For many individual investors, he is their gladiator in the fight against corporate greed, the showman who turned up to a Houston court room with a box of shredded Enron documents and a promise to fight for justice. But even for investors, his departure might be a mixed blessing – and the exact mixture will be debated for years.
"Ever since I saw the pain on my father's face when he told me how it felt to lose everything in the crash of '29," Mr Lerach wrote in his farewell missive to staff this week, "I've never forgotten that when corporations commit fraud, ordinary people are hurt and real people's lives are destroyed. All too often I've seen similar pain in the faces of victims of the debacles at Enron, Dynegy, Qwest, WorldCom, AOL/ Time Warner, Pacific Homes, and so many more."
Mr Lerach virtually invented the US system of class actions for securities fraud, the most aggressive practitioner of a system that can be demanding millions of dollars in compensation for investors within hours of an unexpected drop in the share price. He says he is clawing back something for the little guy when malfeasance occurs in the boardroom, and he can reel off an impressive list of occasions when he has done just that. He has also expanded the scope of successful class actions in securities fraud to extract compensation from the advisers, bankers, contractors and even public relations firms that worked with the company in question and who either helped perpetrate a fraud or should have raised more questions.
But his detractors say he has orchestrated an extortion racket that profits from corporate bad luck. Either way, he is the rotund, bespectacled face of a litigation industry that has dramatically increased the costs of doing business in America, and reduced profits for shareholders commensurately.
At the heart of his fiefdom in San Diego – at the law firm Lerach Coughlin Stoia Geller Rudman & Robbins, and before that at Milberg Weiss, – legal eagles monitor the financial newswires for the unexpected piece of bad news, the sniff of a corporate scandal, the plunge in the shares. Then they swing into action, tapping a network of friendly shareholders for those who are sitting on losses, launching a class action suit, demanding access to company documents they believe will provide evidence of fraud, putting on the tracks a whole legal train that more often than not results in a multimillion-dollar settlement from a terrified company.

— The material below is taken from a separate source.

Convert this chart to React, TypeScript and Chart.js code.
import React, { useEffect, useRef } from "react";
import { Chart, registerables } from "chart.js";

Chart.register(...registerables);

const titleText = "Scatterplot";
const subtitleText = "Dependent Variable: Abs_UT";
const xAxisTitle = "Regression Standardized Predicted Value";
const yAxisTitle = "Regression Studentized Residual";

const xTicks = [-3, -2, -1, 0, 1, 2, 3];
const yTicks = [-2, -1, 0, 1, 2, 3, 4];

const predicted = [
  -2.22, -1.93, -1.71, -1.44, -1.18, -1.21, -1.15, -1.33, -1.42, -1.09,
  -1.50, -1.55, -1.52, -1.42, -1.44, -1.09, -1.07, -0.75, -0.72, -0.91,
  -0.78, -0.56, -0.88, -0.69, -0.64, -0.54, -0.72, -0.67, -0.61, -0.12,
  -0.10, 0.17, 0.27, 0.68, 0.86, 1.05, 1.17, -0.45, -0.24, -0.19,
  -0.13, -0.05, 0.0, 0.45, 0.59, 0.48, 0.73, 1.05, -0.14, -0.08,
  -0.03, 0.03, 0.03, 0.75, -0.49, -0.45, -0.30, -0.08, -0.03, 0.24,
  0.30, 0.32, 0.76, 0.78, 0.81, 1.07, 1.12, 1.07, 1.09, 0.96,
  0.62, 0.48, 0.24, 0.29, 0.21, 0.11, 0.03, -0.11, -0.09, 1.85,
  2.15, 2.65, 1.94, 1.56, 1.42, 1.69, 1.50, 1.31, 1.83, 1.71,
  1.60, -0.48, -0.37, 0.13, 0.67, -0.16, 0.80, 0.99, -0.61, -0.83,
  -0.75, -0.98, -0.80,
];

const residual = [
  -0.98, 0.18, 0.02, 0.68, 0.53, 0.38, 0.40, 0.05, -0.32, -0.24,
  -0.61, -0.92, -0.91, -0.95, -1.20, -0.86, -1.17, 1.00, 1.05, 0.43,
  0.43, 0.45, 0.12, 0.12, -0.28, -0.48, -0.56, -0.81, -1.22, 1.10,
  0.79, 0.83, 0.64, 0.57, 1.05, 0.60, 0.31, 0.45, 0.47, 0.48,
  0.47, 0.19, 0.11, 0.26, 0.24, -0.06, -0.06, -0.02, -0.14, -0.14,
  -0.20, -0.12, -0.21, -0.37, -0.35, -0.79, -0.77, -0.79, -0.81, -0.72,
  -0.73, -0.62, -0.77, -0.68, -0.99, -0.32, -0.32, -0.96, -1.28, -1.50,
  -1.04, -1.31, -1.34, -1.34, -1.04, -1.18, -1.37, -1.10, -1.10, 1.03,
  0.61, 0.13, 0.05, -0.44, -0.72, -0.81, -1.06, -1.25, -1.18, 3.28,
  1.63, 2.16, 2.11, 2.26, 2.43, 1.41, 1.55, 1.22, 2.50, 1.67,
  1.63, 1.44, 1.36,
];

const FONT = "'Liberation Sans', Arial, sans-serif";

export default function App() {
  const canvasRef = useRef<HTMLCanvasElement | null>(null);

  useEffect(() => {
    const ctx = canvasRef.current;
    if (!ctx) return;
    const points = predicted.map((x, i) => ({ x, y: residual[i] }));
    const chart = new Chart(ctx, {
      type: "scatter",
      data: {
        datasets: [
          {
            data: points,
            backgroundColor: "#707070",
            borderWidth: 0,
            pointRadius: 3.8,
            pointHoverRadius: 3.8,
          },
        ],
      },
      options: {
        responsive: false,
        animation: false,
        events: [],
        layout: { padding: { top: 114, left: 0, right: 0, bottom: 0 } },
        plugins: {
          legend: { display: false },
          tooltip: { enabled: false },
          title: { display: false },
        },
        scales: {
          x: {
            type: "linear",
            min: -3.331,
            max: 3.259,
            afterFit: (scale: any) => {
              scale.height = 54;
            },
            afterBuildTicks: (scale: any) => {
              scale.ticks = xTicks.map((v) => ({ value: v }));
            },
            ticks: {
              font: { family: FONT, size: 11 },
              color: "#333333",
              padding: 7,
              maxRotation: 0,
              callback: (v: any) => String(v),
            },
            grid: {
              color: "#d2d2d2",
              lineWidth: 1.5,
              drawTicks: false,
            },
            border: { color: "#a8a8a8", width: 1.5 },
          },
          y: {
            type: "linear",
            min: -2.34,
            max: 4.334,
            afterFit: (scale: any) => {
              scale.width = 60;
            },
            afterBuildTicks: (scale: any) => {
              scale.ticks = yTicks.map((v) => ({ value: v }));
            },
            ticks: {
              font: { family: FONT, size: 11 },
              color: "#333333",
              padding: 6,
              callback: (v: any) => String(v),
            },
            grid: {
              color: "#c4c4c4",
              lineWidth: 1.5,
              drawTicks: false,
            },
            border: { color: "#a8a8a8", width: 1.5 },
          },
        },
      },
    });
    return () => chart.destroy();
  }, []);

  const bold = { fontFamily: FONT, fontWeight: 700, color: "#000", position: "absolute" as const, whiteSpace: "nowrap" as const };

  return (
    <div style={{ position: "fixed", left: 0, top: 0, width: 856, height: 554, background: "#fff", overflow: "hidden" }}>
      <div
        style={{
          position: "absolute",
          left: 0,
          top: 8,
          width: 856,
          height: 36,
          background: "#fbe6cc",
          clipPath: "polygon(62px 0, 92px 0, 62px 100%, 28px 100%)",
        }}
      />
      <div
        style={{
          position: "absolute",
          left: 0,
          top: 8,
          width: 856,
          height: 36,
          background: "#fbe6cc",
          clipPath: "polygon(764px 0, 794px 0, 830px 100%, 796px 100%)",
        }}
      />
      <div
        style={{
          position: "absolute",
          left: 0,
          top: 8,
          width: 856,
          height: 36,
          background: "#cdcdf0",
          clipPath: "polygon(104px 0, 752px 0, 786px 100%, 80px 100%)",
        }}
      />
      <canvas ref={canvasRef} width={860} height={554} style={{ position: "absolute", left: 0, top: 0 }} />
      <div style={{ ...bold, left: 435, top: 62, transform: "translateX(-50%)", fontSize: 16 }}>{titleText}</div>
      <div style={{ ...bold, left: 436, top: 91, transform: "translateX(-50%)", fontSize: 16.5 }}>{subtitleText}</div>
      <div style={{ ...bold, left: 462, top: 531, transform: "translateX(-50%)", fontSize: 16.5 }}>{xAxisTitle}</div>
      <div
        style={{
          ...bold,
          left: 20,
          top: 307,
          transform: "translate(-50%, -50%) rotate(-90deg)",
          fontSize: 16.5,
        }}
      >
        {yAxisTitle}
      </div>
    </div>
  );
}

In a perfect world, it is the legal system working to everyone's advantage. Wrongdoers pay a financial penalty. Investors who sign up to the eventual settlement get back at least some of their losses. The law firm takes its cut, sometimes up to 30 per cent of the settlement.

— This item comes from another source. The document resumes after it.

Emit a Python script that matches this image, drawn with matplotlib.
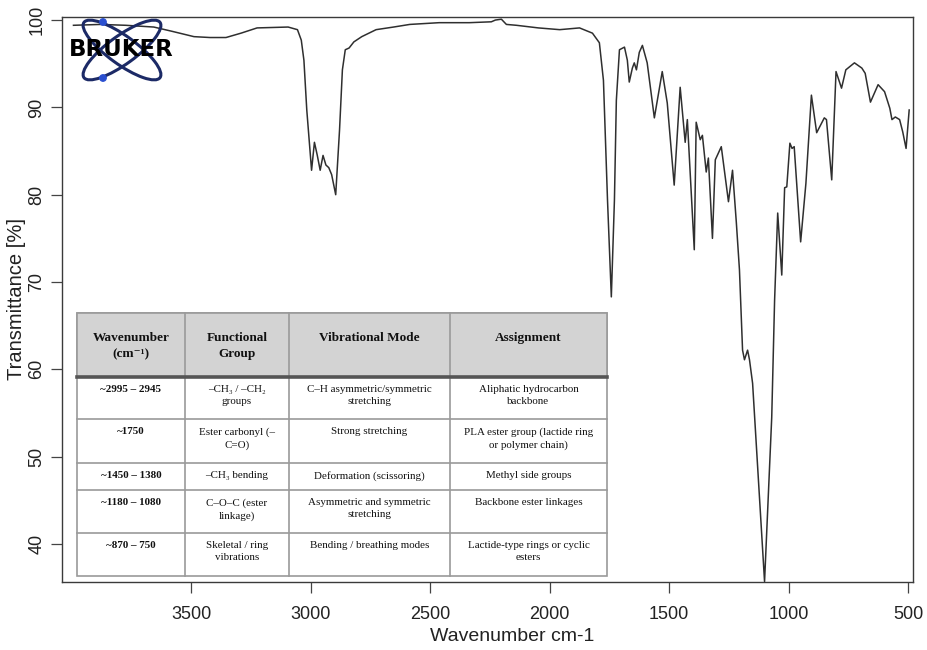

Most observers would be happy at that bar two things. First, the settlement often comes even in the teeth of vehement denials of any wrongdoing, the result of a straightforward calculation that it is better to settle and tap the corporate insurance policy for payment than to fight and risk a messy and distracting court case that could still result in a jury verdict against you. The first plaintiff himself is barely involved in the case, just a name for the main page of the lawsuit. In reality, it is Lerach v Corporate America. The lawyer once boasted that he had the best law practice in the world – "I have no clients".
And second, Bill Lerach is to many people who have dealt with him a foul-mouthed bully, prone to grudges and multi-year feuds. He is notorious for screaming at executives, in a bid to intimidate them into settlements. "I'm going to take away your fucking condo in Maui," he scream-ed at one. He is "lower than pond scum," in the memorable words of T J Rodgers, the chief executive at Cyp-ress Semiconductor, a Silicon Valley company that was (in the accepted parlance there) "Lerached". In 1999, Milberg Weiss was forced to pay $95m after a damaging case brought by one of the rival law firms repeatedly targeted in one of his feuds, where Mr Lerach was accused of abuse of process and his threats and bully tactics were colourfully exposed in a Chicago court room.
Christopher Cox, the current chairman of the Securities & Exchange Commission, who introduced a bill to curb class action suits when he was a Congressman in the Nineties, proclaimed Mr Lerach was practising "legalised piracy on the high seas of the new economy". Opponents have long pointed to Mr Lerach's own luxury lifestyle to suggest that he was not so much a supporter of the little guy after all..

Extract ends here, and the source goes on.